En Nueva Zelanda
hay playas mucho mejores que ésta, pero también tiene su encanto. La soledad,
el cielo nublado, y el hecho de que llevara ya dos semanas conduciendo solo,
con más de tres mil kilómetros a la espalda también ayudó. Puede que esta vez
las fotos tengan más significado para mí que para vosotros. Se piensa mucho
cuando nadie te distrae.
El
pueblo de caravanas que encontré al final de la carretera parecía más bien
abandonado. No había un alma, ni tan siquiera un coche, nada que diese a
entender que allí vivían personas.
Tan solo unas cuantas gaviotas, que escarbaban en
busca de comida entre los despojos arrastrados por la marea.
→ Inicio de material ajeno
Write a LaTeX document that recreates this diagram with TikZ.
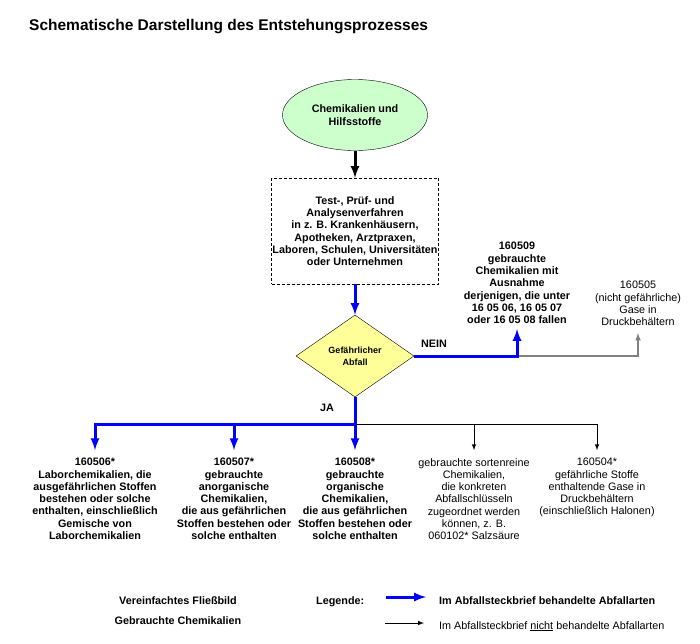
\documentclass[tikz,border=0pt]{standalone}
\usepackage{fontspec}
\setmainfont{Liberation Sans}
\usetikzlibrary{arrows,shapes.geometric}
\definecolor{chemgreen}{RGB}{204,255,204}
\definecolor{abfallgelb}{RGB}{255,255,153}

\begin{document}
\begin{tikzpicture}[x=1pt,y=-1pt,>=latex,
  txt/.style={align=center,inner sep=1pt,font=\fontsize{10.8}{12.3}\selectfont},
  btxt/.style={align=center,inner sep=1pt,font=\bfseries\fontsize{10.8}{12.3}\selectfont},
  behandelt/.style={draw=blue,line width=3pt,->},
  unbehandelt/.style={draw=black,line width=1pt,->},
  grau/.style={draw=gray,line width=1.5pt,->}]
  \useasboundingbox (0,0) rectangle (700,643);
  \node[anchor=base west,inner sep=0pt,font=\bfseries\fontsize{15.5}{18}\selectfont] (titel) at (29,30.6) {Schematische Darstellung des Entstehungsprozesses};
  \node[ellipse,draw,fill=chemgreen,minimum width=145,minimum height=71,btxt] (chem) at (355,115) {Chemikalien und\\Hilfsstoffe};
  \node[draw,dash pattern=on 3pt off 2pt,minimum width=167,minimum height=106,btxt,inner sep=0.5pt] (proc) at (355,231) {Test-, Prüf- und\\Analysenverfahren\\in z. B. Krankenhäusern,\\Apotheken, Arztpraxen,\\Laboren, Schulen, Universitäten\\oder Unternehmen};
  \node[diamond,draw,fill=abfallgelb,aspect=1.44,minimum width=118,minimum height=82,align=center,font=\bfseries\fontsize{9}{12}\selectfont] (gef) at (355,356) {Gefährlicher\\Abfall};
  \node[btxt,anchor=south] (c509) at (517,325) {160509\\gebrauchte\\Chemikalien mit\\Ausnahme\\derjenigen, die unter\\16 05 06, 16 05 07\\oder 16 05 08 fallen};
  \node[txt,anchor=south] (c505) at (638,327) {160505\\(nicht gefährliche)\\Gase in\\Druckbehältern};
  \node[btxt,anchor=base] (nein) at (434,347) {NEIN};
  \node[btxt,anchor=base] (ja) at (327,411) {JA};
  \node[btxt,anchor=north] (c506) at (95,457) {160506*\\Laborchemikalien, die\\ausgefährlichen Stoffen\\bestehen oder solche\\enthalten, einschließlich\\Gemische von\\Laborchemikalien};
  \node[btxt,anchor=north] (c507) at (234,457) {160507*\\gebrauchte\\anorganische\\Chemikalien,\\die aus gefährlichen\\Stoffen bestehen oder\\solche enthalten};
  \node[btxt,anchor=north] (c508) at (355,457) {160508*\\gebrauchte\\organische\\Chemikalien,\\die aus gefährlichen\\Stoffen bestehen oder\\solche enthalten};
  \node[txt,anchor=north] (csort) at (474,457) {gebrauchte sortenreine\\Chemikalien,\\die konkreten\\Abfallschlüsseln\\zugeordnet werden\\können, z. B.\\060102* Salzsäure};
  \node[txt,anchor=north] (c504) at (597,457) {160504*\\gefährliche Stoffe\\enthaltende Gase in\\Druckbehältern\\(einschließlich Halonen)};
  \coordinate (jn) at (517,356);
  \coordinate (jja) at (355,424);
  \draw[draw=black,line width=3pt,->] (chem) -- (proc);
  \draw[behandelt] (proc) -- (gef);
  \draw[grau,shorten >=6pt] (jn) -| (c505.south);
  \draw[behandelt,shorten >=4pt] (gef.east) -| (c509.south);
  \draw[unbehandelt,shorten >=6.8pt] (jja) -| (csort.north);
  \draw[unbehandelt,shorten >=6.8pt] (jja) -| (c504.north);
  \draw[behandelt,-] (gef.south) -- (jja);
  \draw[behandelt,shorten >=6.8pt] (jja) -| (c506.north);
  \draw[behandelt,shorten >=6.8pt] (jja) -| (c507.north);
  \draw[behandelt,shorten >=6.8pt] (jja) -- (c508.north);
  \node[btxt,anchor=base] (fliess) at (178,604) {Vereinfachtes Fließbild};
  \node[btxt,anchor=base] (gebraucht) at (178,624) {Gebrauchte Chemikalien};
  \node[btxt,anchor=base west] (legende) at (315,604.5) {Legende:};
  \node[btxt,anchor=base west] (lbeh) at (438,604) {Im Abfallsteckbrief behandelte Abfallarten};
  \node[txt,anchor=base west] (lnicht) at (438,629) {Im Abfallsteckbrief \underline{nicht} behandelte Abfallarten};
  \coordinate (lb1) at (386,597);
  \coordinate (lb2) at (426,597);
  \coordinate (ls1) at (385,623);
  \coordinate (ls2) at (424,623);
  \draw[behandelt] (lb1) -- (lb2);
  \draw[unbehandelt] (ls1) -- (ls2);
\end{tikzpicture}
\end{document}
Ésta se acercó sin
mostrar miedo alguno. Yo me retiraba con las olas para no mojarme los zapatos,
pero a ella le daba igual.
Conducía en dirección a Kaikoura desde el extremo
norte de la isla del sur, sin saber dónde pasaría la noche, recorriendo con calma
y deleite esta costa salvaje, con una lluvia fina como única compañía. Por aquí
el paisaje también es más desolado de lo habitual.
El paso a nivel menos peligroso del mundo y unas vías
que corren paralelas a la costa.
Ojalá tuviese tiempo para ver adónde llevan, pero
Kaikoura y sus maravillas me esperan.
He querido terminar
el año con esta entrada modesta, para recordar que la felicidad está en las
pequeñas cosas, y que no necesitamos de un paisaje espectacular para disfrutar
de la vida.
¡Os
deseo una Navidad muy feliz, y nos vemos pronto, en 2016!.